Waveform Adaptation Techniques

The most powerful cognitive radar capability is adapting the transmitted waveform to match the environment. In heavy clutter, the radar might switch to a waveform with better Doppler resolution. Against a narrowband jammer, it might shift center frequency to a clear spectral region. In a noise-jamming environment, it might increase integration time and reduce peak power for a lower probability of intercept. Against multiple targets at different ranges and velocities, it might transmit interleaved waveforms optimized for each target.

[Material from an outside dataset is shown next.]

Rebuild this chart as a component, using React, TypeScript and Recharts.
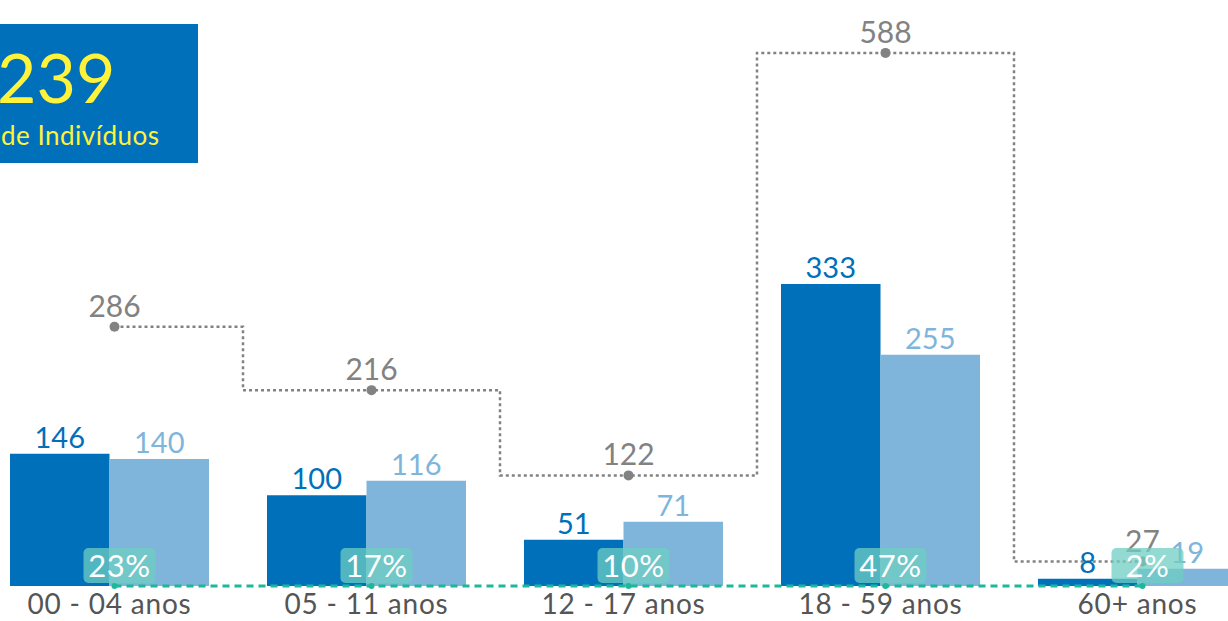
import { ComposedChart, Bar, Line, XAxis, YAxis, LabelList } from "recharts";

const categories = ["00 - 04 anos", "05 - 11 anos", "12 - 17 anos", "18 - 59 anos", "60+ anos"];
const serieA = [146, 100, 51, 333, 8];
const serieB = [140, 116, 71, 255, 19];
const totals = [286, 216, 122, 588, 27];
const percents = ["23%", "17%", "10%", "47%", "2%"];
const totalIndividuos = "239";

const darkBlue = "#0070ba";
const lightBlue = "#7fb5db";
const gray = "#828282";
const teal = "#1db899";
const font = "Lato, 'Open Sans', sans-serif";

const data = categories.map((name, i) => ({
    name,
    a: serieA[i],
    b: serieB[i],
    total: totals[i],
    base: 0,
    pct: percents[i],
}));

function CategoryTick({ x, y, payload }) {
    return (
        <text
            x={x}
            y={y + 20}
            textAnchor="middle"
            fontSize={28}
            letterSpacing={0.8}
            fill="#555"
            fontFamily={font}
        >
            {payload.value}
        </text>
    );
}

function PctLabel({ x, y, value }) {
    const cx = x + 5;
    return (
        <g>
            <rect x={cx - 36} y={y - 38} width={72} height={35} rx={5} fill="rgba(110,205,195,0.75)" />
            <text
                x={cx}
                y={y - 9}
                textAnchor="middle"
                fontSize={31}
                letterSpacing={0.5}
                fill="#fff"
                fontFamily={font}
            >
                {value}
            </text>
        </g>
    );
}

export default function App() {
    return (
        <div
            style={{
                position: "fixed",
                left: 0,
                top: 0,
                width: 1228,
                height: 621,
                overflow: "hidden",
                background: "#fff",
                fontFamily: font,
            }}
        >
            <div style={{ position: "absolute", left: -19, top: 0 }}>
                <ComposedChart
                    width={1285}
                    height={621}
                    data={data}
                    margin={{ top: 42, right: 0, bottom: 0, left: 0 }}
                    barGap={0}
                >
                    <XAxis
                        dataKey="name"
                        axisLine={false}
                        tickLine={false}
                        height={35}
                        interval={0}
                        tick={<CategoryTick />}
                    />
                    <XAxis
                        xAxisId="pts"
                        dataKey="name"
                        hide
                        padding={{ left: 5, right: -5 }}
                    />
                    <YAxis hide domain={[0, 600]} />
                    <Bar dataKey="a" fill={darkBlue} barSize={99.5} isAnimationActive={false}>
                        <LabelList dataKey="a" position="top" offset={6} fill={darkBlue} fontSize={29} fontFamily={font} />
                    </Bar>
                    <Bar dataKey="b" fill={lightBlue} barSize={99.5} isAnimationActive={false}>
                        <LabelList dataKey="b" position="top" offset={6} fill={lightBlue} fontSize={29} fontFamily={font} />
                    </Bar>
                    <Line
                        xAxisId="pts"
                        type="step"
                        dataKey="total"
                        stroke={gray}
                        strokeWidth={2.5}
                        strokeDasharray="3 3"
                        dot={{ r: 5, fill: gray, stroke: gray, strokeWidth: 0 }}
                        isAnimationActive={false}
                    >
                        <LabelList dataKey="total" position="top" offset={10} fill={gray} fontSize={30} fontFamily={font} />
                    </Line>
                    <Line
                        xAxisId="pts"
                        type="linear"
                        dataKey="base"
                        stroke={teal}
                        strokeWidth={3}
                        strokeDasharray="7 5"
                        dot={{ r: 3, fill: teal, stroke: teal, strokeWidth: 0 }}
                        isAnimationActive={false}
                    >
                        <LabelList dataKey="pct" content={<PctLabel />} />
                    </Line>
                </ComposedChart>
            </div>
            <div
                style={{
                    position: "absolute",
                    left: 0,
                    top: 24,
                    width: 198,
                    height: 139,
                    background: darkBlue,
                    color: "#fff23a",
                }}
            >
                <div style={{ position: "absolute", left: -3, top: 19, fontSize: 68, lineHeight: "68px" }}>
                    {totalIndividuos}
                </div>
                <div
                    style={{
                        position: "absolute",
                        left: 1,
                        top: 96,
                        fontSize: 26,
                        letterSpacing: 0.5,
                        lineHeight: "30px",
                    }}
                >
                    de Indivíduos
                </div>
            </div>
        </div>
    );
}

Cognitive Radar Optimization
Information-theoretic waveform optimization:
Maximize: I(target; received signal | waveform, environment)
Subject to: E[|s(t)|^2] <= P_avg (energy constraint)
SINR optimization: max_s SINR = |s^H x a|^2 / (s^H x R_c+n x s)
Common Questions

Frequently Asked Questions

Are cognitive radars deployed operationally today?

Elements of cognitive radar are used in current systems, such as adaptive waveform selection in the AN/APG-81 (F-35 radar) and environment-adaptive STAP processing in airborne surveillance radars. Fully cognitive radar with closed-loop machine learning optimization is still primarily a research topic, with demonstrations at DARPA-funded programs and university labs.

How does cognitive radar differ from adaptive radar?

Adaptive radar adjusts processing parameters (like CFAR thresholds or clutter rejection filters) in response to the received signal. Cognitive radar goes further by also adapting the transmitted waveform and learning from past interactions with the environment to predict and optimize future performance. Cognitive radar includes adaptive processing but adds the transmitter side of the adaptation loop.

What computing power does cognitive radar require?

Real-time waveform optimization and environment learning require substantial computing power, typically high-performance embedded processors or FPGAs operating at hundreds of giga-operations per second. GPU-based processing is being explored for the machine learning components. The computing challenge increases with the number of adaptive parameters and the speed of environment change.